- Your instructions:
Your copy of the material below should match it exactly, except that it holds no pictures.

- Data extract:
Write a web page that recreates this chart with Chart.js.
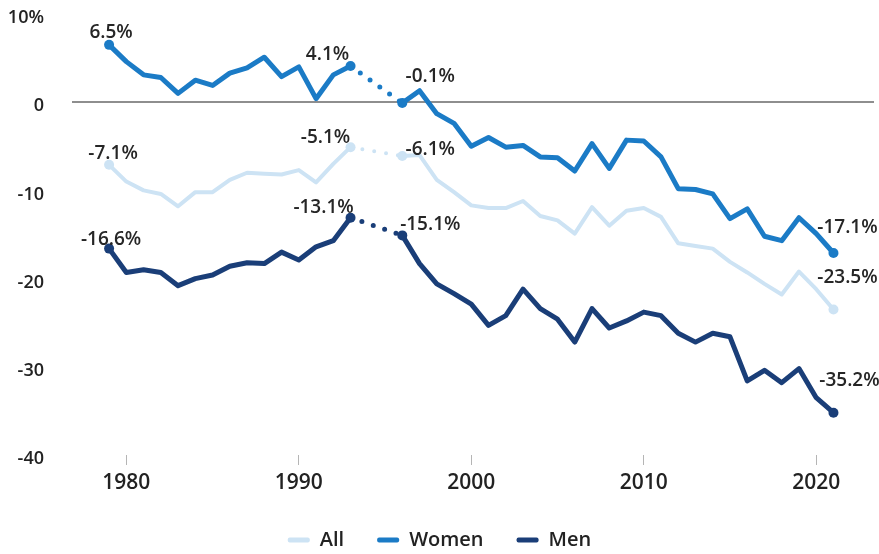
<!DOCTYPE html>
<html>
<head>
<meta charset="utf-8">
<script src="https://cdn.jsdelivr.net/npm/chart.js@4/dist/chart.umd.min.js"></script>
<style>
  html, body { margin: 0; padding: 0; background: #fff; }
  #wrap { width: 879px; height: 554px; position: relative; }
</style>
</head>
<body>
<div id="wrap"><canvas id="gapChart"></canvas></div>
<script>
// Years with data (no values for 1994 and 1995)
const years = [1979, 1980, 1981, 1982, 1983, 1984, 1985, 1986, 1987, 1988, 1989, 1990, 1991, 1992, 1993,
               1996, 1997, 1998, 1999, 2000, 2001, 2002, 2003, 2004, 2005, 2006, 2007, 2008, 2009, 2010,
               2011, 2012, 2013, 2014, 2015, 2016, 2017, 2018, 2019, 2020, 2021];

const allValues = [-7.1, -9.0, -10.0, -10.4, -11.8, -10.2, -10.2, -8.8, -8.0, -8.1, -8.2, -7.7, -9.1, -7.0, -5.1,
                   -6.1, -6.0, -8.8, -10.2, -11.7, -12.0, -12.0, -11.2, -12.9, -13.4, -14.9, -11.9, -14.0, -12.3, -12.0,
                   -13.0, -16.0, -16.3, -16.6, -18.1, -19.3, -20.6, -21.8, -19.2, -21.2, -23.5];

const womenValues = [6.5, 4.6, 3.1, 2.8, 1.0, 2.5, 1.9, 3.3, 3.9, 5.1, 2.9, 4.0, 0.4, 3.1, 4.1,
                     -0.1, 1.3, -1.3, -2.4, -5.0, -4.0, -5.1, -4.9, -6.2, -6.3, -7.8, -4.7, -7.5, -4.3, -4.4,
                     -6.2, -9.8, -9.9, -10.4, -13.2, -12.1, -15.2, -15.7, -13.1, -14.9, -17.1];

const menValues = [-16.6, -19.3, -19.0, -19.3, -20.8, -20.0, -19.6, -18.6, -18.2, -18.3, -17.0, -17.9, -16.4, -15.7, -13.1,
                   -15.1, -18.3, -20.6, -21.7, -22.9, -25.3, -24.2, -21.2, -23.4, -24.6, -27.2, -23.4, -25.6, -24.8, -23.8,
                   -24.2, -26.2, -27.2, -26.2, -26.6, -31.6, -30.4, -31.8, -30.2, -33.5, -35.2];

const seriesNames = ['All', 'Women', 'Men'];
const yearTicks = [1980, 1990, 2000, 2010, 2020];
const valueTicks = [10, 0, -10, -20, -30, -40];

// Points that get a marker and a value label
const labelledIdx = [0, 14, 15, 40];

const FONT = "'Open Sans', 'Noto Sans', sans-serif";
const colors = ['#cde3f4', '#1b7bc6', '#1a3e78'];
const widths = [4, 5, 5];

// label offsets (px from the point) per series, matching labelledIdx
const labelOffsets = [
  [[4, -11], [-25, -10], [28, -6], [14, -32]],
  [[2, -12], [-23, -11], [28, -26], [14, -25]],
  [[2, -9], [-27, -10], [28, -11], [16, -32]]
];

function toPoints(values) {
  return values.map((v, i) => ({ x: years[i], y: v }));
}

function makeDataset(name, values, idx) {
  return {
    label: name,
    data: toPoints(values),
    borderColor: colors[idx],
    backgroundColor: colors[idx],
    borderWidth: widths[idx],
    borderCapStyle: 'round',
    borderJoinStyle: 'round',
    tension: 0,
    spanGaps: true,
    pointRadius: values.map((v, i) => labelledIdx.includes(i) ? 5 : 0),
    pointBorderWidth: 0,
    pointBackgroundColor: colors[idx],
    segment: {
      // dotted across the missing years
      borderDash: ctx => (years[ctx.p1DataIndex] - years[ctx.p0DataIndex] > 1) ? [0, 12] : undefined
    }
  };
}

// Draw the value labels next to the marked points
const valueLabels = {
  id: 'valueLabels',
  afterDatasetsDraw(chart) {
    const ctx = chart.ctx;
    ctx.save();
    ctx.font = '600 19px ' + FONT;
    ctx.fillStyle = '#262626';
    ctx.textAlign = 'center';
    ctx.textBaseline = 'middle';
    chart.data.datasets.forEach((ds, d) => {
      const meta = chart.getDatasetMeta(d);
      labelledIdx.forEach((i, k) => {
        const pt = meta.data[i];
        const off = labelOffsets[d][k];
        ctx.fillText(ds.data[i].y.toFixed(1) + '%', pt.x + off[0], pt.y + off[1]);
      });
    });
    ctx.restore();
  }
};

const gapCtx = document.getElementById('gapChart');
new Chart(gapCtx, {
  type: 'line',
  data: {
    datasets: [
      makeDataset(seriesNames[0], allValues, 0),
      makeDataset(seriesNames[1], womenValues, 1),
      makeDataset(seriesNames[2], menValues, 2)
    ]
  },
  options: {
    responsive: true,
    maintainAspectRatio: false,
    animation: false,
    layout: {
      padding: { top: 14, right: 0, left: 0, bottom: -6 }
    },
    scales: {
      x: {
        type: 'linear',
        min: 1976.85,
        max: 2023.35,
        afterBuildTicks: scale => { scale.ticks = yearTicks.map(v => ({ value: v })); },
        afterFit: scale => { scale.height = 42; scale.paddingLeft = 0; scale.paddingRight = 0; },
        border: { display: false },
        grid: {
          drawOnChartArea: false,
          drawTicks: true,
          tickLength: 10,
          color: '#b5b5b5'
        },
        ticks: {
          padding: 5,
          color: '#222',
          font: { family: FONT, size: 21, weight: '600' },
          maxRotation: 0,
          callback: v => String(v)
        }
      },
      y: {
        min: -40,
        max: 10,
        afterBuildTicks: scale => { scale.ticks = valueTicks.map(v => ({ value: v })); },
        afterFit: scale => { scale.width = 72; scale.paddingTop = 0; scale.paddingBottom = 0; },
        border: { display: false },
        grid: {
          drawTicks: false,
          lineWidth: 2,
          color: ctx => ctx.tick && ctx.tick.value === 0 ? '#8e8e8e' : 'rgba(0,0,0,0)'
        },
        ticks: {
          padding: 28,
          labelOffset: 4,
          color: '#222',
          font: { family: FONT, size: 18, weight: '600' },
          callback: v => v === 10 ? '10%' : String(v)
        }
      }
    },
    plugins: {
      legend: {
        position: 'bottom',
        labels: {
          boxWidth: 22,
          boxHeight: 5,
          padding: 33,
          useBorderRadius: true,
          borderRadius: 2,
          color: '#222',
          font: { family: FONT, size: 20, weight: '600' },
          generateLabels: chart => chart.data.datasets.map((ds, i) => ({
            text: ds.label,
            fillStyle: ds.borderColor,
            strokeStyle: ds.borderColor,
            lineWidth: 0,
            borderRadius: 2,
            fontColor: '#222',
            datasetIndex: i
          }))
        }
      },
      tooltip: { enabled: false }
    }
  },
  plugins: [valueLabels]
});
</script>
</body>
</html>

- Finished exercise:
Write a web page that recreates this chart with Chart.js.
<!DOCTYPE html>
<html>
<head>
<meta charset="utf-8">
<script src="https://cdn.jsdelivr.net/npm/chart.js@4/dist/chart.umd.min.js"></script>
<style>
  html, body { margin: 0; padding: 0; background: #fff; }
  #wrap { width: 879px; height: 554px; position: relative; }
</style>
</head>
<body>
<div id="wrap"><canvas id="gapChart"></canvas></div>
<script>
// Years with data (no values for 1994 and 1995)
const years = [1979, 1980, 1981, 1982, 1983, 1984, 1985, 1986, 1987, 1988, 1989, 1990, 1991, 1992, 1993,
               1996, 1997, 1998, 1999, 2000, 2001, 2002, 2003, 2004, 2005, 2006, 2007, 2008, 2009, 2010,
               2011, 2012, 2013, 2014, 2015, 2016, 2017, 2018, 2019, 2020, 2021];

const allValues = [-7.1, -9.0, -10.0, -10.4, -11.8, -10.2, -10.2, -8.8, -8.0, -8.1, -8.2, -7.7, -9.1, -7.0, -5.1,
                   -6.1, -6.0, -8.8, -10.2, -11.7, -12.0, -12.0, -11.2, -12.9, -13.4, -14.9, -11.9, -14.0, -12.3, -12.0,
                   -13.0, -16.0, -16.3, -16.6, -18.1, -19.3, -20.6, -21.8, -19.2, -21.2, -23.5];

const womenValues = [6.5, 4.6, 3.1, 2.8, 1.0, 2.5, 1.9, 3.3, 3.9, 5.1, 2.9, 4.0, 0.4, 3.1, 4.1,
                     -0.1, 1.3, -1.3, -2.4, -5.0, -4.0, -5.1, -4.9, -6.2, -6.3, -7.8, -4.7, -7.5, -4.3, -4.4,
                     -6.2, -9.8, -9.9, -10.4, -13.2, -12.1, -15.2, -15.7, -13.1, -14.9, -17.1];

const menValues = [-16.6, -19.3, -19.0, -19.3, -20.8, -20.0, -19.6, -18.6, -18.2, -18.3, -17.0, -17.9, -16.4, -15.7, -13.1,
                   -15.1, -18.3, -20.6, -21.7, -22.9, -25.3, -24.2, -21.2, -23.4, -24.6, -27.2, -23.4, -25.6, -24.8, -23.8,
                   -24.2, -26.2, -27.2, -26.2, -26.6, -31.6, -30.4, -31.8, -30.2, -33.5, -35.2];

const seriesNames = ['All', 'Women', 'Men'];
const yearTicks = [1980, 1990, 2000, 2010, 2020];
const valueTicks = [10, 0, -10, -20, -30, -40];

// Points that get a marker and a value label
const labelledIdx = [0, 14, 15, 40];

const FONT = "'Open Sans', 'Noto Sans', sans-serif";
const colors = ['#cde3f4', '#1b7bc6', '#1a3e78'];
const widths = [4, 5, 5];

// label offsets (px from the point) per series, matching labelledIdx
const labelOffsets = [
  [[4, -11], [-25, -10], [28, -6], [14, -32]],
  [[2, -12], [-23, -11], [28, -26], [14, -25]],
  [[2, -9], [-27, -10], [28, -11], [16, -32]]
];

function toPoints(values) {
  return values.map((v, i) => ({ x: years[i], y: v }));
}

function makeDataset(name, values, idx) {
  return {
    label: name,
    data: toPoints(values),
    borderColor: colors[idx],
    backgroundColor: colors[idx],
    borderWidth: widths[idx],
    borderCapStyle: 'round',
    borderJoinStyle: 'round',
    tension: 0,
    spanGaps: true,
    pointRadius: values.map((v, i) => labelledIdx.includes(i) ? 5 : 0),
    pointBorderWidth: 0,
    pointBackgroundColor: colors[idx],
    segment: {
      // dotted across the missing years
      borderDash: ctx => (years[ctx.p1DataIndex] - years[ctx.p0DataIndex] > 1) ? [0, 12] : undefined
    }
  };
}

// Draw the value labels next to the marked points
const valueLabels = {
  id: 'valueLabels',
  afterDatasetsDraw(chart) {
    const ctx = chart.ctx;
    ctx.save();
    ctx.font = '600 19px ' + FONT;
    ctx.fillStyle = '#262626';
    ctx.textAlign = 'center';
    ctx.textBaseline = 'middle';
    chart.data.datasets.forEach((ds, d) => {
      const meta = chart.getDatasetMeta(d);
      labelledIdx.forEach((i, k) => {
        const pt = meta.data[i];
        const off = labelOffsets[d][k];
        ctx.fillText(ds.data[i].y.toFixed(1) + '%', pt.x + off[0], pt.y + off[1]);
      });
    });
    ctx.restore();
  }
};

const gapCtx = document.getElementById('gapChart');
new Chart(gapCtx, {
  type: 'line',
  data: {
    datasets: [
      makeDataset(seriesNames[0], allValues, 0),
      makeDataset(seriesNames[1], womenValues, 1),
      makeDataset(seriesNames[2], menValues, 2)
    ]
  },
  options: {
    responsive: true,
    maintainAspectRatio: false,
    animation: false,
    layout: {
      padding: { top: 14, right: 0, left: 0, bottom: -6 }
    },
    scales: {
      x: {
        type: 'linear',
        min: 1976.85,
        max: 2023.35,
        afterBuildTicks: scale => { scale.ticks = yearTicks.map(v => ({ value: v })); },
        afterFit: scale => { scale.height = 42; scale.paddingLeft = 0; scale.paddingRight = 0; },
        border: { display: false },
        grid: {
          drawOnChartArea: false,
          drawTicks: true,
          tickLength: 10,
          color: '#b5b5b5'
        },
        ticks: {
          padding: 5,
          color: '#222',
          font: { family: FONT, size: 21, weight: '600' },
          maxRotation: 0,
          callback: v => String(v)
        }
      },
      y: {
        min: -40,
        max: 10,
        afterBuildTicks: scale => { scale.ticks = valueTicks.map(v => ({ value: v })); },
        afterFit: scale => { scale.width = 72; scale.paddingTop = 0; scale.paddingBottom = 0; },
        border: { display: false },
        grid: {
          drawTicks: false,
          lineWidth: 2,
          color: ctx => ctx.tick && ctx.tick.value === 0 ? '#8e8e8e' : 'rgba(0,0,0,0)'
        },
        ticks: {
          padding: 28,
          labelOffset: 4,
          color: '#222',
          font: { family: FONT, size: 18, weight: '600' },
          callback: v => v === 10 ? '10%' : String(v)
        }
      }
    },
    plugins: {
      legend: {
        position: 'bottom',
        labels: {
          boxWidth: 22,
          boxHeight: 5,
          padding: 33,
          useBorderRadius: true,
          borderRadius: 2,
          color: '#222',
          font: { family: FONT, size: 20, weight: '600' },
          generateLabels: chart => chart.data.datasets.map((ds, i) => ({
            text: ds.label,
            fillStyle: ds.borderColor,
            strokeStyle: ds.borderColor,
            lineWidth: 0,
            borderRadius: 2,
            fontColor: '#222',
            datasetIndex: i
          }))
        }
      },
      tooltip: { enabled: false }
    }
  },
  plugins: [valueLabels]
});
</script>
</body>
</html>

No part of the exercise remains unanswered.